Note that using the AM-GM inequality for $(b+1)(b+2)\cdots (b+k)$ ended up giving us an improved lower bound for $b$, but this didn't turn out to be essential. In the end the upper bound $b < \sqrt[k]{720} - 1$ was more important, since $\log_3 720 = 5.98\dots < 6$ (i.e. $720 < 729 = 3^6$) meant that for $k \ge 6$ we have $b<2$ so $b \in \{0,1\}$. This is why our procedure terminates at the sixth step: once we checked products of at least six consecutive integers starting at $(b+1)\in \{1,2\}$ we knew we had found all solutions. It's clear this procedure will work for all questions of the form $a! = b! \times n$ where $n$ is a given integer, and take $\lceil \log_3{n} \rceil$ steps (where $\lceil \dots \rceil$ is the ceiling function i.e. round the log up). Had we persisted with our cruder lower bound $\sqrt[k]{720} - k < b$, we'd have terminated at the same stage but needed to check a few more cases manually along the way (e.g. for $k=2$ we'd have had $24.83\dots < b < 25.83\dots$ and needed to see if $b=25$ works), which, while inconvenient, would not be fatal to our endeavour.

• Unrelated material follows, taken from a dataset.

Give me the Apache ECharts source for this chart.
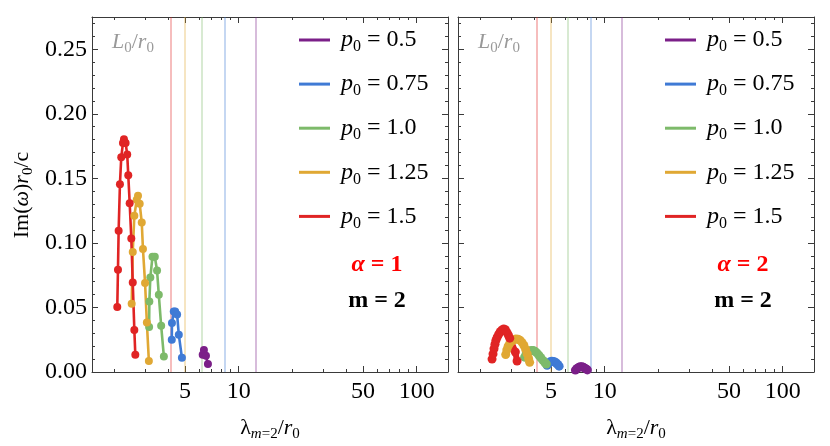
<!DOCTYPE html>
<html><head><meta charset="utf-8">
<script src="https://cdn.jsdelivr.net/npm/echarts@6/dist/echarts.min.js"></script>
<style>html,body{margin:0;padding:0;background:#fff}#c{width:830px;height:446px}</style>
</head><body><div id="c"></div>
<script>
// ---- data ----
const seriesNames = ['p0 = 0.5', 'p0 = 0.75', 'p0 = 1.0', 'p0 = 1.25', 'p0 = 1.5'];
const p0Labels = ['0.5', '0.75', '1.0', '1.25', '1.5'];
const L0values = [12.47, 8.34, 6.22, 5.0, 4.16];
const xLabelVals = [5, 10, 50, 100];
const xMajorTicks = [5, 10, 50, 100];
const xMinorTicks = [2, 3, 4, 6, 7, 8, 9, 20, 30, 40, 60, 70, 80, 90];
const yLabelVals = [0, 0.05, 0.10, 0.15, 0.20, 0.25];
const yMinorTicks = [0.01, 0.02, 0.03, 0.04, 0.06, 0.07, 0.08, 0.09, 0.11, 0.12, 0.13, 0.14,
  0.16, 0.17, 0.18, 0.19, 0.21, 0.22, 0.23, 0.24, 0.26, 0.27];

// alpha = 1
const a1_p050_x = [6.28, 6.38, 6.55, 6.72];
const a1_p050_y = [0.0134, 0.0170, 0.0126, 0.0062];
const a1_p075_x = [4.21, 4.22, 4.32, 4.40, 4.51, 4.61, 4.80];
const a1_p075_y = [0.0250, 0.0379, 0.0469, 0.0469, 0.0446, 0.0289, 0.0111];
const a1_p100_x = [3.14, 3.15, 3.19, 3.28, 3.38, 3.48, 3.56, 3.67, 3.80];
const a1_p100_y = [0.0348, 0.0546, 0.0732, 0.0893, 0.0893, 0.0786, 0.0598, 0.0358, 0.0121];
const a1_p125_x = [2.506, 2.541, 2.594, 2.675, 2.72, 2.78, 2.855, 2.90, 2.98, 3.05, 3.13];
const a1_p125_y = [0.0529, 0.0929, 0.121, 0.1334, 0.1365, 0.1303, 0.1158, 0.0952, 0.0689, 0.0384, 0.0085];
const a1_p150_x = [2.080, 2.099, 2.117, 2.153, 2.190, 2.239, 2.268, 2.317, 2.366, 2.398, 2.442, 2.494, 2.541, 2.594, 2.627];
const a1_p150_y = [0.0503, 0.0792, 0.1094, 0.1455, 0.1663, 0.1774, 0.1803, 0.1774, 0.1684, 0.1525, 0.1308, 0.1034, 0.0694, 0.0325, 0.0134];

// alpha = 2
const a2_p050_x = [6.85, 7.00, 7.15, 7.30, 7.45, 7.60, 7.75, 7.90, 8.00];
const a2_p050_y = [0.0015, 0.0028, 0.0036, 0.0040, 0.0040, 0.0036, 0.0030, 0.0022, 0.0016];
const a2_p075_x = [4.75, 4.85, 4.95, 5.05, 5.15, 5.25, 5.35, 5.45, 5.55];
const a2_p075_y = [0.0052, 0.0068, 0.0079, 0.0083, 0.0082, 0.0078, 0.0070, 0.0058, 0.0045];
const a2_p100_x = [3.55, 3.62, 3.70, 3.79, 3.88, 3.97, 4.06, 4.16, 4.27, 4.38, 4.50, 4.62, 4.70];
const a2_p100_y = [0.0115, 0.0140, 0.0155, 0.0163, 0.0167, 0.0166, 0.0160, 0.0148, 0.0130, 0.0110, 0.0090, 0.0072, 0.0062];
const a2_p125_x = [2.78, 2.82, 2.87, 2.93, 3.00, 3.08, 3.17, 3.26, 3.35, 3.44, 3.52, 3.60, 3.67, 3.74, 3.79];
const a2_p125_y = [0.0135, 0.0170, 0.0200, 0.0222, 0.0238, 0.0250, 0.0256, 0.0254, 0.0245, 0.0228, 0.0205, 0.0175, 0.0140, 0.0105, 0.0075];
const a2_p150_x = [2.33, 2.36, 2.39, 2.42, 2.45, 2.49, 2.54, 2.59, 2.65, 2.71, 2.77, 2.83, 2.88, 2.93, 3.15, 3.22];
const a2_p150_y = [0.0100, 0.0140, 0.0180, 0.0215, 0.0245, 0.0270, 0.0292, 0.0312, 0.0326, 0.0333, 0.0328, 0.0305, 0.0285, 0.0262, 0.0155, 0.0085];

// ---- styling ----
const colors = ['#7B1F88', '#3F7AD5', '#7DBA6A', '#E0A834', '#E02424'];
const SERIF = "'Liberation Serif', 'DejaVu Serif', serif";
const FRAME = '#3a3a3a';

const panels = [
  {xs: [a1_p050_x, a1_p075_x, a1_p100_x, a1_p125_x, a1_p150_x],
   ys: [a1_p050_y, a1_p075_y, a1_p100_y, a1_p125_y, a1_p150_y], alpha: '1'},
  {xs: [a2_p050_x, a2_p075_x, a2_p100_x, a2_p125_x, a2_p150_x],
   ys: [a2_p050_y, a2_p075_y, a2_p100_y, a2_p125_y, a2_p150_y], alpha: '2'}
];
const gridLeft = [92, 458];
const gridTop = 17, gridW = 356, gridH = 355;

function xAx(g, pos, ticks, len, line, labels) {
  return {
    type: 'log', logBase: 10, gridIndex: g, position: pos, min: 1.5, max: 150,
    axisLine: {show: line, onZero: false, lineStyle: {color: FRAME, width: 1}},
    axisTick: {show: true, inside: true, length: len, customValues: ticks, lineStyle: {color: FRAME, width: 1}},
    axisLabel: labels ? {show: true, customValues: xLabelVals, margin: 8, color: '#000',
      fontFamily: SERIF, fontSize: 24, formatter: v => String(Math.round(v))} : {show: false},
    splitLine: {show: false}, minorTick: {show: false}, minorSplitLine: {show: false}
  };
}
function yAx(g, pos, ticks, len, line, labels) {
  return {
    type: 'value', gridIndex: g, position: pos, min: 0, max: 0.275,
    axisLine: {show: line, onZero: false, lineStyle: {color: FRAME, width: 1}},
    axisTick: {show: true, inside: true, length: len, customValues: ticks, lineStyle: {color: FRAME, width: 1}},
    axisLabel: labels ? {show: true, customValues: yLabelVals, margin: 5, color: '#000',
      fontFamily: SERIF, fontSize: 24, formatter: v => v.toFixed(2)} : {show: false},
    splitLine: {show: false}
  };
}

const grids = [], xAxes = [], yAxes = [], series = [], legends = [], graphics = [];
const richLegend = {
  p: {fontFamily: SERIF, fontStyle: 'italic', fontSize: 24, color: '#000', padding: [0, 0, 0, 6]},
  s: {fontFamily: SERIF, fontSize: 16, color: '#000', padding: [14, 0, 0, 0]},
  n: {fontFamily: SERIF, fontSize: 24, color: '#000'}
};

panels.forEach((P, g) => {
  grids.push({left: gridLeft[g], top: gridTop, width: gridW, height: gridH, containLabel: false});
  xAxes.push(xAx(g, 'bottom', xMajorTicks, 6, true, true));
  xAxes.push(xAx(g, 'bottom', xMinorTicks, 3, false, false));
  xAxes.push(xAx(g, 'top', xMajorTicks, 6, true, false));
  xAxes.push(xAx(g, 'top', xMinorTicks, 3, false, false));
  yAxes.push(yAx(g, 'left', yLabelVals, 6, true, g === 0));
  yAxes.push(yAx(g, 'left', yMinorTicks, 3, false, false));
  yAxes.push(yAx(g, 'right', yLabelVals, 6, true, false));
  yAxes.push(yAx(g, 'right', yMinorTicks, 3, false, false));
  for (let i = 0; i < 5; i++) {
    const data = P.xs[i].map((x, k) => [x, P.ys[i][k]]);
    series.push({
      type: 'line', name: seriesNames[i], xAxisIndex: 4 * g, yAxisIndex: 4 * g, data,
      symbol: 'circle', symbolSize: g === 0 ? 8 : 9, showSymbol: true,
      lineStyle: {color: colors[i], width: g === 0 ? 2.6 : 6},
      itemStyle: {color: colors[i]},
      z: 2,
      markLine: {
        silent: true, symbol: ['none', 'none'], label: {show: false}, z: 1,
        lineStyle: {color: colors[i], width: 1.5, type: 'solid', opacity: 0.4},
        emphasis: {disabled: true},
        data: [{xAxis: L0values[i]}]
      }
    });
  }
  legends.push({
    orient: 'vertical', left: gridLeft[g] + 207, top: 28, padding: 0, data: seriesNames,
    icon: 'rect', itemWidth: 31, itemHeight: 3, itemGap: 17.1,
    selectedMode: false,
    textStyle: {rich: richLegend},
    formatter: name => '{p|p}{s|0}{n| = ' + p0Labels[seriesNames.indexOf(name)] + '}'
  });
  const cx = gridLeft[g] + 285;
  graphics.push({
    type: 'text', x: gridLeft[g] + 20, y: 42,
    style: {text: '{i|L}{s|0}{n|/}{i|r}{s|0}', verticalAlign: 'middle', align: 'left',
      rich: {
        i: {fontFamily: SERIF, fontStyle: 'italic', fontSize: 22, fill: '#999'},
        s: {fontFamily: SERIF, fontSize: 15, fill: '#999', padding: [12, 0, 0, 0]},
        n: {fontFamily: SERIF, fontSize: 22, fill: '#999'}
      }}
  });
  graphics.push({
    type: 'text', x: cx, y: 265,
    style: {text: '{a|α}{b| = ' + P.alpha + '}', align: 'center', verticalAlign: 'middle',
      rich: {
        a: {fontFamily: SERIF, fontStyle: 'italic', fontWeight: 'bold', fontSize: 24, fill: '#FF0000'},
        b: {fontFamily: SERIF, fontWeight: 'bold', fontSize: 24, fill: '#FF0000'}
      }}
  });
  graphics.push({
    type: 'text', x: cx, y: 301,
    style: {text: 'm = 2', align: 'center', verticalAlign: 'middle',
      font: "bold 24px 'Liberation Serif', serif", fill: '#000'}
  });
  graphics.push({
    type: 'text', x: gridLeft[g] + gridW / 2, y: 428,
    style: {text: '{n|λ}{si|m}{sn|=2}{n|/}{i|r}{s|0}', align: 'center', verticalAlign: 'middle',
      rich: {
        n: {fontFamily: SERIF, fontSize: 22, fill: '#000'},
        i: {fontFamily: SERIF, fontStyle: 'italic', fontSize: 22, fill: '#000'},
        si: {fontFamily: SERIF, fontStyle: 'italic', fontSize: 15, fill: '#000', padding: [12, 0, 0, 0]},
        sn: {fontFamily: SERIF, fontSize: 15, fill: '#000', padding: [12, 0, 0, 0]},
        s: {fontFamily: SERIF, fontSize: 15, fill: '#000', padding: [12, 0, 0, 0]}
      }}
  });
});

graphics.push({
  type: 'text', x: 22, y: 195, rotation: Math.PI / 2,
  style: {text: '{n|Im(}{i|ω}{n|)}{i|r}{s|0}{n|/c}', align: 'center', verticalAlign: 'middle',
    rich: {
      n: {fontFamily: SERIF, fontSize: 22, fill: '#000'},
      i: {fontFamily: SERIF, fontStyle: 'italic', fontSize: 22, fill: '#000'},
      s: {fontFamily: SERIF, fontSize: 15, fill: '#000', padding: [12, 0, 0, 0]}
    }}
});

const chart = echarts.init(document.getElementById('c'), null, {renderer: 'canvas'});
chart.setOption({
  animation: false,
  backgroundColor: '#fff',
  grid: grids, xAxis: xAxes, yAxis: yAxes, series, legend: legends, graphic: graphics
});
</script></body></html>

For $a! = b! \times n$ we see we need to check one case when $k=1$ ($a=n$, $b=n-1$, which always works); for $2 \le k \le \lfloor \log_3{n} \rfloor$ and using the stricter bounds, $b$ lies in the interval $(\sqrt[k]{n} - (k+1)/2, \sqrt[k]{n} - 1)$ which is open with width $(k-1)/2$ so contains at most $\lfloor k/2 \rfloor$ integer values to check; for $k = \lceil \log_3{n} \rceil$ we need to check two cases ($b=0$ and $b=1$, although their details will be identical). So in the worst case the number of possible solutions this procedure needs to check is

$$1 + (1 + 1) + (2 + 2) + \dots + (\lfloor \frac{\lfloor \log_3{n} \rfloor}{2} \rfloor + \lfloor \frac{\lfloor \log_3{n} \rfloor}{2} \rfloor) + 2$$

which is $\mathcal{O}\left((\log_3{n})^2\right)$.